And the architecture of smoother blocks and extractor blocks.

Smoother and extractor blocks

Dataset

JVS (Japanese versatile speech) corpus - This corpus consists of Japanese text (transcripts) and multi-speaker voice data. The specification is as follows.

  • 100 professional speakers
  • Each speaker utters:
    • "parallel100" ... 100 reading-style utterances that are common among speakers
    • "nonpara30" ... 30 reading-style utterances that are completely different among speakers
    • "whisper10" ... 10 whispered utterances
    • "falsetto10" ... 10 falsetto utterances
  • High-quality (studio recording), high-sampling-rate (24 kHz), and large-sized (30 hours) audio files
  • Useful tags included (e.g., gender, F0 range, speaker similarity, duration, and phoneme alignment (automatically generated))

However, I only use parallel100 for the voice conversion task.

Usage

You can download the pretrained model as well as the vocoder following the link Fragment and unzip into FragmentVC-Japanese folder path.

The whole project was developed using Python 3.8, torch 1.10.1, and the pretrained model as well as the vocoder were turned to TorchScript, so it's not guaranteed to be backward compatible. You can install the dependencies with

pip install -r requirements.txt

If you encounter any problems while installing fairseq, please refer to pytorch/fairseq for the installation instruction.

Wav2Vec

In our implementation, we're using Wav2Vec 2.0 Base w/o finetuning which is trained on LibriSpeech. You can download the checkpoint wav2vec_small.pt from pytorch/fairseq.

Vocoder

The WaveRNN-based neural vocoder is from yistLin/universal-vocoder which is based on the paper, Towards achieving robust universal neural vocoding.
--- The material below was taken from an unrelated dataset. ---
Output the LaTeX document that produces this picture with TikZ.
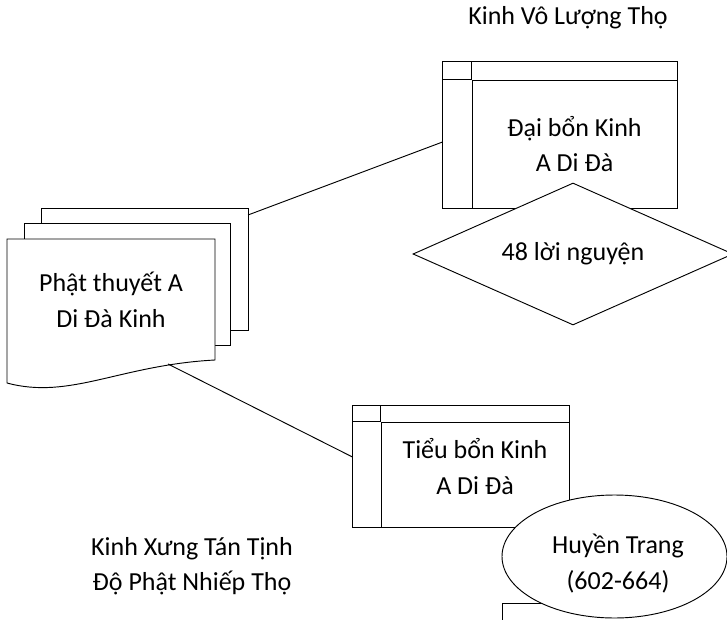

Voice conversion with pretrained models

You can convert an utterance from source speaker with multiple utterances from target speaker, e.g.

python convert.py \
    -w <WAV2VEC_PATH> \
    -v <VOCODER_PATH> \
    -c <CHECKPOINT_PATH> \
    ./test/source/TRAVEL1000_0023.wav \ # source utterance
    ./test/target/female/FKN_SN_003.AD.wav \ # target utterance 1/3
    ./test/target/female/FKN_SN_004.AD.wav \ # target utterance 2/3
    ./test/target/female/FKN_SN_005.AD.wav \ # target utterance 3/3
    output.wav

Or you can prepare a conversion pairs information file in YAML format, like

# pairs_info.yaml
pair1:
    source: ./test/source/TRAVEL1000_0023.wav
    target:
        - ./test/target/female/FKN_SN_004.AD.wav
pair2:
    source: ./test/source/TRAVEL1000_0023.wav
    target:
        - ./test/target/female/FKN_SN_003.AD.wav
        - ./test/target/female/FKN_SN_004.AD.wav
        - ./test/target/female/FKN_SN_005.AD.wav
        - ./test/target/female/FKN_SN_006.AD.wav
        - ./test/target/female/FKN_SN_007.AD.wav
        - ./test/target/female/FKN_SN_008.AD.wav
        - ./test/target/female/FKN_SN_009.AD.wav

And convert multiple pairs at the same time, e.g.

python convert_batch.py \
    -w <WAV2VEC_PATH> \
    -v <VOCODER_PATH> \
    -c <CHECKPOINT_PATH> \
    pairs_info.yaml \
    outputs # the output directory of conversion results

After the conversion, the output directory, outputs, will be containing

pair1.wav
pair1.mel.png
pair1.attn.png
pair2.wav
pair2.mel.png
pair2.attn.png

where *.wav are the converted utterances, *.mel.png are the plotted mel-spectrograms of the formers, and *.attn.png are the attention map between Conv1d 1 and Extractor 3 (please refer to the model architecture above).

Train from scratch

Preprocessing

You can preprocess multiple corpora by passing multiple paths. But each path should be the directory that directly contains the speaker directories, i.e.

python preprocess.py \
    datasetVC/ \
    basic5000/ \
    <WAV2VEC_PATH> \
    features  # the output directory of preprocessed features

After preprocessing, the output directory will be containing:

metadata.json
utterance-000x7gsj.tar
utterance-00wq7b0f.tar
utterance-01lpqlnr.tar
...

Training

python train.py features --save_dir ./ckpts

You can further specify --preload for preloading all training data into RAM to boost training speed. If --comment <COMMENT> is specified, e.g. --comment jp, the training logs will be placed under a newly created directory like, logs/2020-02-02_12:34:56_jp, otherwise there won't be any logging. For more details, you can refer to the usage by python train.py -h.

Demo

To see demo using gradio, run:

python app.py